■ WHAT THIS TASK INVOLVES ■
Without the pictures, set down every line of the data exactly.

■ Figure scripts ■
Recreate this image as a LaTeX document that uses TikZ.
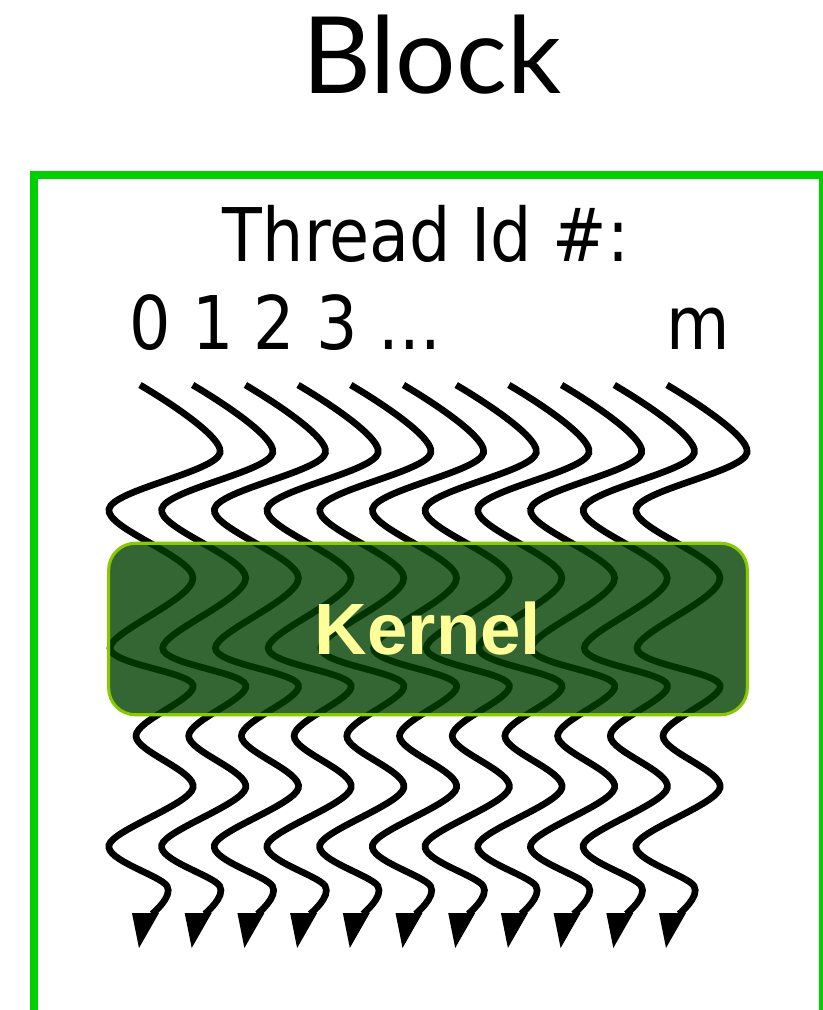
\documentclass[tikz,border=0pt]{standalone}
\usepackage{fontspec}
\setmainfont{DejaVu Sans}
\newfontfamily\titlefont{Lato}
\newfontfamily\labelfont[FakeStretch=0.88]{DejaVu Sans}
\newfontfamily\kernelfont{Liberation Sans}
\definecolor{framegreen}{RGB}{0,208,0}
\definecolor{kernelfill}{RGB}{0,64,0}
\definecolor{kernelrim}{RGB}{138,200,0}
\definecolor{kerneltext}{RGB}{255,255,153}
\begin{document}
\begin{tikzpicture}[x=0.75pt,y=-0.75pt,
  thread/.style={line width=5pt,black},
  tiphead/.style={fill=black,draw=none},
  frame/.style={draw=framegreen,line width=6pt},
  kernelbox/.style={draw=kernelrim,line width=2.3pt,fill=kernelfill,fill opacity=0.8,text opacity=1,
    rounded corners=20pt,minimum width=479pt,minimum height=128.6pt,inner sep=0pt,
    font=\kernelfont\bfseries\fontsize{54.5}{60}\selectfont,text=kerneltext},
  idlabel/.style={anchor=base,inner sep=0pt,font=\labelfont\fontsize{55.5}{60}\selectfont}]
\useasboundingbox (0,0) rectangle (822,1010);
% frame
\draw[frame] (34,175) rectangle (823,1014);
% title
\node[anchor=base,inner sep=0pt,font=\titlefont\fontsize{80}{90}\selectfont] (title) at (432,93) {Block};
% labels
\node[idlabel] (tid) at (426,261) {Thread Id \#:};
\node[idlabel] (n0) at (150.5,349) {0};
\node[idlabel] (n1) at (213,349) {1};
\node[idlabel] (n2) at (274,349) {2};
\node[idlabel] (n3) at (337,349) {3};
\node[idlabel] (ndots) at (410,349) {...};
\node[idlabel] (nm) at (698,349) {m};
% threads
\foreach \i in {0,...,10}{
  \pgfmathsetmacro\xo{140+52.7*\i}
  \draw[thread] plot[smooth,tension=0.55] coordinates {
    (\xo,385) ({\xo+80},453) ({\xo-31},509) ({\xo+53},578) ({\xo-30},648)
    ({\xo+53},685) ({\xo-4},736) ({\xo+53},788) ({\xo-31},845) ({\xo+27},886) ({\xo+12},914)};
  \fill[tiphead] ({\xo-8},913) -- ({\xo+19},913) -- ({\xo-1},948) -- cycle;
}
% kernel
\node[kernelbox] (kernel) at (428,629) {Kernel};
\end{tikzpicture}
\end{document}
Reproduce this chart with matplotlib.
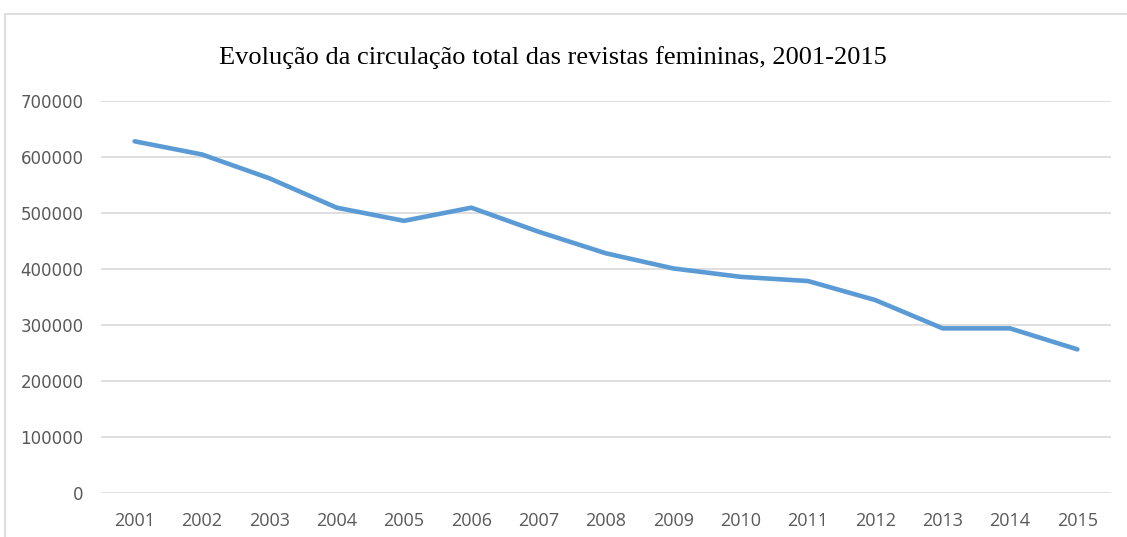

■ RESPONSE FOR THIS EXERCISE ■
Recreate this image as a LaTeX document that uses TikZ.
\documentclass[tikz,border=0pt]{standalone}
\usepackage{fontspec}
\setmainfont{DejaVu Sans}
\newfontfamily\titlefont{Lato}
\newfontfamily\labelfont[FakeStretch=0.88]{DejaVu Sans}
\newfontfamily\kernelfont{Liberation Sans}
\definecolor{framegreen}{RGB}{0,208,0}
\definecolor{kernelfill}{RGB}{0,64,0}
\definecolor{kernelrim}{RGB}{138,200,0}
\definecolor{kerneltext}{RGB}{255,255,153}
\begin{document}
\begin{tikzpicture}[x=0.75pt,y=-0.75pt,
  thread/.style={line width=5pt,black},
  tiphead/.style={fill=black,draw=none},
  frame/.style={draw=framegreen,line width=6pt},
  kernelbox/.style={draw=kernelrim,line width=2.3pt,fill=kernelfill,fill opacity=0.8,text opacity=1,
    rounded corners=20pt,minimum width=479pt,minimum height=128.6pt,inner sep=0pt,
    font=\kernelfont\bfseries\fontsize{54.5}{60}\selectfont,text=kerneltext},
  idlabel/.style={anchor=base,inner sep=0pt,font=\labelfont\fontsize{55.5}{60}\selectfont}]
\useasboundingbox (0,0) rectangle (822,1010);
% frame
\draw[frame] (34,175) rectangle (823,1014);
% title
\node[anchor=base,inner sep=0pt,font=\titlefont\fontsize{80}{90}\selectfont] (title) at (432,93) {Block};
% labels
\node[idlabel] (tid) at (426,261) {Thread Id \#:};
\node[idlabel] (n0) at (150.5,349) {0};
\node[idlabel] (n1) at (213,349) {1};
\node[idlabel] (n2) at (274,349) {2};
\node[idlabel] (n3) at (337,349) {3};
\node[idlabel] (ndots) at (410,349) {...};
\node[idlabel] (nm) at (698,349) {m};
% threads
\foreach \i in {0,...,10}{
  \pgfmathsetmacro\xo{140+52.7*\i}
  \draw[thread] plot[smooth,tension=0.55] coordinates {
    (\xo,385) ({\xo+80},453) ({\xo-31},509) ({\xo+53},578) ({\xo-30},648)
    ({\xo+53},685) ({\xo-4},736) ({\xo+53},788) ({\xo-31},845) ({\xo+27},886) ({\xo+12},914)};
  \fill[tiphead] ({\xo-8},913) -- ({\xo+19},913) -- ({\xo-1},948) -- cycle;
}
% kernel
\node[kernelbox] (kernel) at (428,629) {Kernel};
\end{tikzpicture}
\end{document}
Reproduce this chart with matplotlib.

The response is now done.